En finissant, il est intéressant de remarquer que malgré l’émergence d’une volonté de créer des ligues paritaires, à ce jour très rares sont les ligues qui ont plus de femmes que d’hommes dans leurs alignements. Pas que je le pointe comme forcément un problème, mais je me questionne sur combien de personnes pensent encore que « la parité c’est le nombre égal de personnes des deux genres, point barre ». Dans certains cas, on dirait que c’est du « on a X places, divisons le par deux: voici le nombre de femmes que l’on doit prendre, et donc le nombre d’hommes que l’on peut prendre ». Dans la même veine, des ligues et tournois ont dans leurs règlements qu’une pénalité peut être donnée à une équipe qui n’affiche pas un minimum de personnes hommes et femmes. Une équipe de 6 femmes pourrait donc avoir une pénalité? Le principe de ce type de règlement n’est pas à la base, justement, d’encourager la place des femmes en impro?

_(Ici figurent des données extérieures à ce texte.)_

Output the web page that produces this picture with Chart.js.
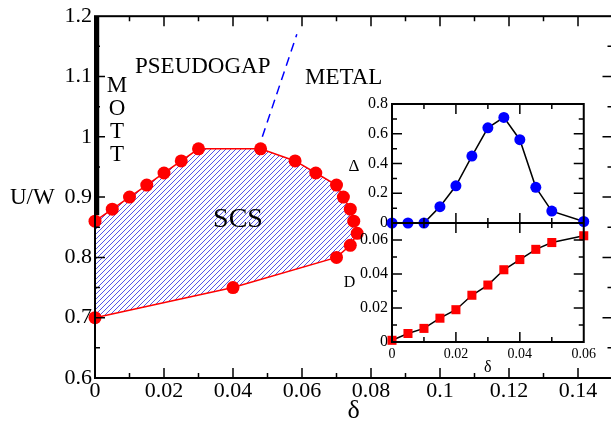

Bref. Je pense qu’il est important plus que jamais de se pencher sur notre façon de faire et de se questionner, quelque soit la ligue. Si on peut communiquer, on va grandir. (Ah, et svp, mettez plus de filles dans les CA, les noyaux, les coachs et les arbitres. Même si votre bassin est paritaire, si tout se décide encore entre hommes, il reste encore pas mal de chemin à faire.)